It was the day before Christmas 1996, and Betsy Billings was not the type to run to the doctor unnecessarily. She had been unusually busy since Thanksgiving, trying to get ready for Christmas, and the virus she had come down with in November seemed to have left her with a profound sense of fatigue.
For a few days she had noticed ankle swelling, which brought her to the office on Christmas Eve.
Betsy had always been a bright, cheerful woman, who seemed to take everything in stride. She spoke in a high-pitched, youthful voice at age 50, had a contagious smile that included a peculiar way of squinting, and she had the funniest way of acting out what she talked about, almost like playing charades.
Her leg edema was significant, and there was deep pitting that persisted after I removed my fingers. Her neck veins were a little distended, and her heart was enlarged on her chest x-ray. She admitted to sleeping on two pillows because of shortness of breath when lying flat, and she had put on weight.

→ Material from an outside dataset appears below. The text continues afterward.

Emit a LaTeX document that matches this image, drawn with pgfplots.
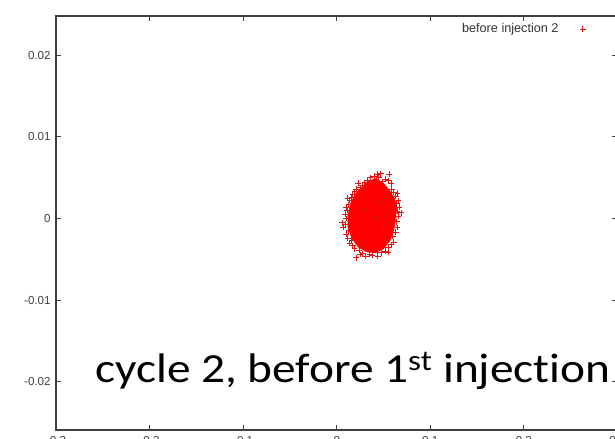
\documentclass[border=0pt]{standalone}
\usepackage{pgfplots}
\pgfplotsset{compat=1.18}
\usepackage{fontspec}
\setmainfont{Liberation Sans}
\newfontfamily\carlito[FakeStretch=1.145, Ligatures=NoCommon]{Carlito}
\definecolor{axgray}{HTML}{404040}
\definecolor{ptred}{RGB}{225,20,20}
\begin{document}
\begin{tikzpicture}
\begin{axis}[
  at={(42pt,6.75pt)}, anchor=south west,
  scale only axis, width=421.1pt, height=310.5pt,
  xmin=-0.3, xmax=0.3, ymin=-0.0259, ymax=0.0248,
  scaled x ticks=false, scaled y ticks=false,
  xtick={-0.3,-0.2,-0.1,0,0.1,0.2,0.3},
  xticklabels={-0.3,-0.2,-0.1,0,0.1,0.2,0.3},
  ytick={-0.02,-0.01,0,0.01,0.02},
  yticklabels={-0.02,-0.01,0,0.01,0.02},
  tick pos=both, tick align=inside,
  major tick length=3.75pt,
  tick style={axgray, line width=0.6pt},
  axis line style={axgray, line width=1pt},
  ticklabel style={font=\fontsize{8.7}{10}\selectfont, text=black!75},
  yticklabel style={xshift=-0.5pt},
  xticklabel style={yshift=-1pt},
  legend plot pos=right,
  legend style={draw=none, fill=none, inner sep=0pt, at={(axis description cs:0.944,0.968)}, anchor=east,
    font=\fontsize{9.5}{11}\selectfont, cells={anchor=east},
    /tikz/every odd column/.append style={column sep=14pt}},
  legend cell align=right,
]
\addplot[fill=red, draw=red, forget plot] coordinates {
(0.042,0.0049) (0.050,0.0043) (0.056,0.0035) (0.062,0.0024) (0.064,0.0012)
(0.063,0.0000) (0.061,-0.0014) (0.057,-0.0027) (0.050,-0.0037) (0.041,-0.0042)
(0.032,-0.0041) (0.023,-0.0035) (0.016,-0.0024) (0.012,-0.0010) (0.012,0.0004)
(0.015,0.0019) (0.020,0.0030) (0.027,0.0039) (0.034,0.0046) (0.042,0.0049)
} -- cycle;
\addplot[only marks, mark=+, mark size=2.2pt, draw=ptred, fill=ptred, mark options={solid, draw=ptred, line width=0.7pt}] coordinates {
(0.036,0.0050) (0.040,0.0052) (0.043,0.0054) (0.047,0.0055) (0.056,0.0054)
(0.045,0.0050) (0.052,0.0048) (0.055,0.0046) (0.058,0.0043) (0.049,0.0045)
(0.033,0.0047) (0.030,0.0044) (0.023,0.0043) (0.027,0.0041)
(0.059,0.0036) (0.061,0.0032) (0.065,0.0031) (0.063,0.0027) (0.066,0.0022) (0.064,0.0018)
(0.067,0.0014) (0.069,0.0007) (0.065,0.0009) (0.066,0.0003) (0.064,-0.0004) (0.065,-0.0011) (0.063,-0.0017)
(0.060,-0.0022) (0.061,-0.0029) (0.058,-0.0032) (0.055,-0.0036) (0.055,-0.0041) (0.052,-0.0040)
(0.048,-0.0042) (0.043,-0.0042) (0.044,-0.0046) (0.038,-0.0045) (0.035,-0.0044) (0.031,-0.0046)
(0.028,-0.0043) (0.025,-0.0044) (0.021,-0.0048) (0.024,-0.0039)
(0.019,-0.0037) (0.017,-0.0033) (0.014,-0.0030) (0.016,-0.0027) (0.012,-0.0024) (0.010,-0.0019) (0.013,-0.0015)
(0.007,-0.0011) (0.006,-0.0005) (0.009,-0.0007) (0.010,0.0000) (0.009,0.0005) (0.011,0.0010) (0.010,0.0014)
(0.013,0.0017) (0.014,0.0022) (0.012,0.0025) (0.016,0.0026) (0.017,0.0030) (0.019,0.0033) (0.021,0.0036) (0.025,0.0038)
(0.030,0.0010) (0.040,0.0000) (0.045,0.0020) (0.035,-0.0020) (0.050,-0.0010)
};
\addlegendentry{\textcolor{black!80}{before injection 2}}
\end{axis}
\node[anchor=base west, inner sep=0pt, font=\carlito\fontsize{31}{31}\selectfont] at (71.25pt,42pt) {cycle 2, before 1\textsuperscript{st} injection};
\pgfresetboundingbox
\path[use as bounding box] (0,0) rectangle (461.25pt,329.25pt);
\end{tikzpicture}
\end{document}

I started her on fluid pills that day and ordered an echocardiogram. Her EKG didn’t look like she’d had a heart attack.
That day was the beginning of a long journey for Betsy, who almost to the day ten years later had to rush to Boston when her pager went off in the middle of the night because a donor heart was available.
During the ten years between her diagnosis of cardiomyopathy and her heart transplant she required more and more tinkering with her medications. She was my first patient on carvedilol, a beta-blocker specifically introduced for use in heart failure. When I was in medical school, beta-blockers were contraindicated in heart failure. When carvedilol was first introduced, patients had to be kept in the office to be monitored for dropping blood pressure after their first dose.

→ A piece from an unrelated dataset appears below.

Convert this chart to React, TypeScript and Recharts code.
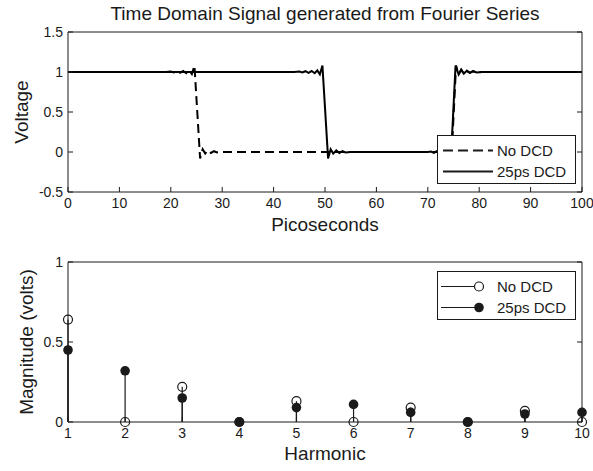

In the beginning of Betsy’s journey, I had to double check things with our local cardiologists, and as time went along, my backup shifted to her transplant team in Boston.
The transplant happened quicker than we had expected, because of the availability of a perfect donor match. During the next several months I didn’t see Betsy at all; I just got the reports from Boston.
When I first saw her after her surgery she was on high-dose prednisone and all kinds of immunosuppressants to prevent rejection. It was a strange experience. She was a changed woman. She was physically changed from the steroids, and she had none of her usual cheerfulness and optimism. She doubted she could ever lose the weight she had gained, and she suffered from anxiety I had never seen in her before.
The obvious explanation was the steroids; I have seen before how steroids can change a person’s psychological makeup. But in Betsy’s situation, I couldn’t help but wonder what it does to a human being to have another person’s heart beating in their chest. I don’t know that all of our personality is located in our brain, with all the talk about cellular memory and other such things we hear about today.
During Betsy’s first year of living with a new heart, and while on steroids, she struggled less successfully than before with her weight issues. She had a minor spending spree on one of the TV shopping networks, and her husband, Robbie, was sometimes perplexed by her moods. She even asked to be referred to a psychiatrist.
Last month I saw her again, and she looked great. She was on a low dose of prednisone, needed almost no heart medications, and mostly came to see me for a flu shot and some routine lab tests. She told me about her August vacation trip, when she had rented a bicycle and for the first time since she got sick gone on a bicycle picnic with her sister.
As she spoke, tears streamed down her cheeks, and her funny little squint was back. She made little body movements like charades again, and I saw the Betsy I had known before her transplant. She’s a new woman in a way, but also back to her old self.
(Addendum 2024: She lived well for several years, but ultimately passed a way from cancer, which sometimes is caused by immunosuppressive therapy.)